The acid test for a currency is can you buy an ounce of coke with it. If you can, it's currency. If you can't, it's not..
..don't panic
Currency is only good if people accept it as having value. You can't just pull shit out of your ass, and expect people to assign any value to it. Currency has to be shared to have any value.
It's not, since the software is being distributed, thus, unless the guy wrote an 'original' implementation (unlikely given the two lame hashing options), it's already being distributed under the GPL and regardless of whether you paid him for the source code, you could demand it as a user of the provided binary.
That said, if I want to start my own bitcoin/litecoin distro I'm pretty sure a diff -c on each of bitcoind/litecoind would provide me with all the salient changes I need to make just like his website does.

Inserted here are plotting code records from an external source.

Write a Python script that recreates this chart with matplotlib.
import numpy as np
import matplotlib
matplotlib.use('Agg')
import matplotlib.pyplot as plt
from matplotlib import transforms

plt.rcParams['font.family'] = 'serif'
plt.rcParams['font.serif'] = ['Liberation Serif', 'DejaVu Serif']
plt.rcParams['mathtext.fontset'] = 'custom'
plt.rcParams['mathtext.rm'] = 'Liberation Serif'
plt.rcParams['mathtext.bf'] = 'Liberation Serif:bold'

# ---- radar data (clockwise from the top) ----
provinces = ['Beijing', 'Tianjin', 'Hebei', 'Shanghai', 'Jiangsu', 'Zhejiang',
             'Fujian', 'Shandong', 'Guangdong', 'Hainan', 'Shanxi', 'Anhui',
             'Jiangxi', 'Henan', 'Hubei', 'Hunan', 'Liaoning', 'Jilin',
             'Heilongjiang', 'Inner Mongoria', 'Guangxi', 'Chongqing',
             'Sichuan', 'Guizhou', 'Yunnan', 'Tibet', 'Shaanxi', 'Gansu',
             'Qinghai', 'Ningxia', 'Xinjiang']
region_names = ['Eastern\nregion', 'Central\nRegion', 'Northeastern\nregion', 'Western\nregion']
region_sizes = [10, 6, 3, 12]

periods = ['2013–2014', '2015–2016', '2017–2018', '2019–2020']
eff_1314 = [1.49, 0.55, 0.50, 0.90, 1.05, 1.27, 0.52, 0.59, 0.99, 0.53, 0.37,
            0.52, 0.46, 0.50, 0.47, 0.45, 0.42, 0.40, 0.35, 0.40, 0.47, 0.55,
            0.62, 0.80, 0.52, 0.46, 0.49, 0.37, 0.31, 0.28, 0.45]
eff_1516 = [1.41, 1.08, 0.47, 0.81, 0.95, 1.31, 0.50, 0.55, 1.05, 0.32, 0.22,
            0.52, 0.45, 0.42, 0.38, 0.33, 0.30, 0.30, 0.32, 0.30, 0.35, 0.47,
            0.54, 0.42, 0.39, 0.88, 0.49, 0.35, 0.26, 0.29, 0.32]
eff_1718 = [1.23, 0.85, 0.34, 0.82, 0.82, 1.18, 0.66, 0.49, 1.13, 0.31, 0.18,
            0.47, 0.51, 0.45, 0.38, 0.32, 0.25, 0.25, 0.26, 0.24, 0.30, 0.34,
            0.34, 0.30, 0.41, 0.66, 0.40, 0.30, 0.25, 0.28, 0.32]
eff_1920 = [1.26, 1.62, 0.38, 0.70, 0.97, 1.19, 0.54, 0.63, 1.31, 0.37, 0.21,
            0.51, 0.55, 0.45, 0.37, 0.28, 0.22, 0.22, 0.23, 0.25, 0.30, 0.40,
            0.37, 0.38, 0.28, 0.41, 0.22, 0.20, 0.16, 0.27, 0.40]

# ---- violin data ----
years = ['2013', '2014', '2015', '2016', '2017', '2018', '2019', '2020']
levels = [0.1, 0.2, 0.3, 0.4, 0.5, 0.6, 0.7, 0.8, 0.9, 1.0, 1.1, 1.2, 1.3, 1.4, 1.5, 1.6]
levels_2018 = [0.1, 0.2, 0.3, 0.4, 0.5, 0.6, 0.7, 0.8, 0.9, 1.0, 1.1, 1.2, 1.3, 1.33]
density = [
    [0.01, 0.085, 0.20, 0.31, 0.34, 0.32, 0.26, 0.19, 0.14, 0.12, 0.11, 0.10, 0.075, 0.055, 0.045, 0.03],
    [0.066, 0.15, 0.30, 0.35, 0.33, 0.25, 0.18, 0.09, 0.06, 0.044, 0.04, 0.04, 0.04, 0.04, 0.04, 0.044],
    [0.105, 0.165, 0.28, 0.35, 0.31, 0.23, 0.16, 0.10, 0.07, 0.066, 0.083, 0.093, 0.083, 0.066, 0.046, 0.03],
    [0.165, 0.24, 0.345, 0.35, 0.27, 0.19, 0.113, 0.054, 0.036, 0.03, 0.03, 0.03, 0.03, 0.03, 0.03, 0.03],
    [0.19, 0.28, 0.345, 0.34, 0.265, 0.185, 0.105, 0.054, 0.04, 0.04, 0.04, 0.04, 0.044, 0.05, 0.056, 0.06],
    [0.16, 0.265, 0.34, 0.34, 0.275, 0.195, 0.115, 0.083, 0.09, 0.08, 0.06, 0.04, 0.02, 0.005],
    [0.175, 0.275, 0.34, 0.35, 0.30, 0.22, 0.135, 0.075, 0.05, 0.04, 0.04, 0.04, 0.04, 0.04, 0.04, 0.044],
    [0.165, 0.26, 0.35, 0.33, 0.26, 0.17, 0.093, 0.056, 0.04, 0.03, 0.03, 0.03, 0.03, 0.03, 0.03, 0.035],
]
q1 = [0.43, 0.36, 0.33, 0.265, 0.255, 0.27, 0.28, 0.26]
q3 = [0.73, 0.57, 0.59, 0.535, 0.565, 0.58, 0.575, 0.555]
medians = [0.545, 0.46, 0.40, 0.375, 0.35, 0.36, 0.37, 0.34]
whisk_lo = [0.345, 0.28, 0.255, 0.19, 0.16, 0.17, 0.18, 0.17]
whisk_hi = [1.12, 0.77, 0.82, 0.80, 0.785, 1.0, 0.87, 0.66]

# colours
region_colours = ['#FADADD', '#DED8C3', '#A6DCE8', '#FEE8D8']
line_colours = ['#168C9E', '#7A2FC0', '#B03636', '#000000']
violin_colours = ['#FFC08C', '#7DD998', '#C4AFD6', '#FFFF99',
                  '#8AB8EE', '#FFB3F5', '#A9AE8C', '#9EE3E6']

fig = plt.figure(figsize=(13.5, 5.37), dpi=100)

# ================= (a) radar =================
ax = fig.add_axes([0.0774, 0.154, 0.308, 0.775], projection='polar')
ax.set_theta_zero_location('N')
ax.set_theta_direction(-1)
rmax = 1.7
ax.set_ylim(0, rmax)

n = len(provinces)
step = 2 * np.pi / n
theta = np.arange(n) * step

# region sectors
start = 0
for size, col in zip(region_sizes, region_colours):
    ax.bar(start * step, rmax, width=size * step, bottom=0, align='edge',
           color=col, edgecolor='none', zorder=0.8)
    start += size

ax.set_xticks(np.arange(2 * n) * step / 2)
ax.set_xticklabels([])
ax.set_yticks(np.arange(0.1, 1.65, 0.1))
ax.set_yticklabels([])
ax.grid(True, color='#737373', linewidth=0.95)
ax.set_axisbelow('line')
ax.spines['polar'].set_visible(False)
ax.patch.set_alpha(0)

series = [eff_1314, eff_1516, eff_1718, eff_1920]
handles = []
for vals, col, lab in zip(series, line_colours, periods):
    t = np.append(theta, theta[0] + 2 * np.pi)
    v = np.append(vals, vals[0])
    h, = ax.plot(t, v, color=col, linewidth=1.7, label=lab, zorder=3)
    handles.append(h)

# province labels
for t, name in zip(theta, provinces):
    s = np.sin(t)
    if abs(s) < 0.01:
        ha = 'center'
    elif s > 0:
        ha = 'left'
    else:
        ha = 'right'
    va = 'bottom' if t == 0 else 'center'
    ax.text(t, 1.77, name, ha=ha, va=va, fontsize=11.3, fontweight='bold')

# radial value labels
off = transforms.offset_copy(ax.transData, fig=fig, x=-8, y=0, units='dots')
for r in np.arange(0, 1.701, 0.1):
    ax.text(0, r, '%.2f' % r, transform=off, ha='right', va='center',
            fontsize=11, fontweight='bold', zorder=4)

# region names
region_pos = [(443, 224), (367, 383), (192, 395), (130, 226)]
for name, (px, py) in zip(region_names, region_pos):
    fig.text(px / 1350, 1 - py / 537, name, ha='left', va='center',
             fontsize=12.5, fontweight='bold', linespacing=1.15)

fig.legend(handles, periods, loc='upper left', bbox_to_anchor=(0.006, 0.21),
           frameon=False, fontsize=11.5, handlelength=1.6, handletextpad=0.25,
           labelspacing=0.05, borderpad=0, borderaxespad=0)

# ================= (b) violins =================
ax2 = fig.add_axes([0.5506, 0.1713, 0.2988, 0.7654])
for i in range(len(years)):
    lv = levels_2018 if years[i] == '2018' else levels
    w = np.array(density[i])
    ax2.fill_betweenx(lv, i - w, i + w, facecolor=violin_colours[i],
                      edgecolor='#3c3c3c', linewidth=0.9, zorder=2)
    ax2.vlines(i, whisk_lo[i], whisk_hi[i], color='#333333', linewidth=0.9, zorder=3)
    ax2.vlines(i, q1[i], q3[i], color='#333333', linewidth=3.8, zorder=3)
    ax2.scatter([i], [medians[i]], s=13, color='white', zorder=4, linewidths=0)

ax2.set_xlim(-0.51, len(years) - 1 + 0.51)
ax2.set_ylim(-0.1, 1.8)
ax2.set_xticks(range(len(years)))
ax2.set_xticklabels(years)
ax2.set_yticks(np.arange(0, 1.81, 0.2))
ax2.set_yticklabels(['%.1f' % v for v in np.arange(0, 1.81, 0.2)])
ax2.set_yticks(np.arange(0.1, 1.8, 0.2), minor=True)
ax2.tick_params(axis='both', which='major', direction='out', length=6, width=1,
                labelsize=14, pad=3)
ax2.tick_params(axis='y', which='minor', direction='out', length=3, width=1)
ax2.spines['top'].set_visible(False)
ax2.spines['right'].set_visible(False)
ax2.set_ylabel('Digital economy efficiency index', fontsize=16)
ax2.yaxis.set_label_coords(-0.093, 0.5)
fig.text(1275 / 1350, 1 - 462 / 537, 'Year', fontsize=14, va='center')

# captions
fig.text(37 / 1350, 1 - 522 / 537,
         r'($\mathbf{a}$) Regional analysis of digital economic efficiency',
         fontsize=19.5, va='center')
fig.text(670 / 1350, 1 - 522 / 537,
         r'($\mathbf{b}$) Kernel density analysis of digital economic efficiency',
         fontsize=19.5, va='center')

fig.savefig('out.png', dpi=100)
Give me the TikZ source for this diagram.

Martingale theory says he can't, in the long run, unless there's an underlying upward trend to begin with.
Which is why, if you're actually interested in making money, you need to speculate / invest in areas that are actually gaining in value, rather than just having high volatility. Currently, bitcoin has a decent number of rather naive speculators who haven't lost everything yet.
It's more accurate to say that when you invest in something, you expect it to generate real value, whereas when you speculate, you expect the price to fluctuate (usually upwards) for no good reason other than demand from other speculators.
A tulip bulb is a thing, but it doesn't gain any real value - it just sits there. Buying property to let is an investment; buying it to leave empty and then sell at a profit later is speculating.
"Masonic imagery"... And how is the Dan Brown collection coming along?
The purpose of Free Software is not to fork it and create your own. The possibility is vital, but just like nuclear weapons, it works best if you have it but don't have to use it.
You can also print your own currency (technically - legally it is actually illegal in many western countries). The same problem: Convince others that it's worth anything.
Fiat currency is a strange beast. It is worth exactly what someone else is willing to pay you for it. A stable currency needs a large market. Someone paying you $10 for a banana won't change the price of bananas if there are millions on sale in thousands of food stores. But if there are only 3 on sale, the other two guys will much more likely change their price.
That's why micro currencies are bullshit. They are too volatile and too useless. If you have 1000 currencies, you are essentially back to the barter system problem that led to the creation of money in the first place: Finding someone to exchange with becomes a challenge.
The world can take another currency, no problem. And Bitcoin actually serves a purpose and closes a gap: It's a non-national currency, independent of politics, borders, governments and central banks. But that gap is closed now, and if you want to improve upon it, use something that has more value, not just the same thing with a different name. Because, you know, plugging the same hole three times doesn't work.
Assorted stuff I do sometimes: Lemuria.org
"In the future, everyone will have their own currency for 15 minutes."
Just because the government hasn't immediately confiscated something from you does not mean that there is no long term plan to do so.
Furthermore, the aim of the powerful is to preserve their power. If their agenda is met without sparking malcontent by taking toys away then they will let you have all the toys that don't matter.
What are the toys that matter? Well the tools, lobby group connections and access to finance required to run a presidential campaign for starters.
I hate printers.
I didn't know there were important transactions that needed bitcoins. Excluding anything related to bitcoins, of course, what might those transactions be?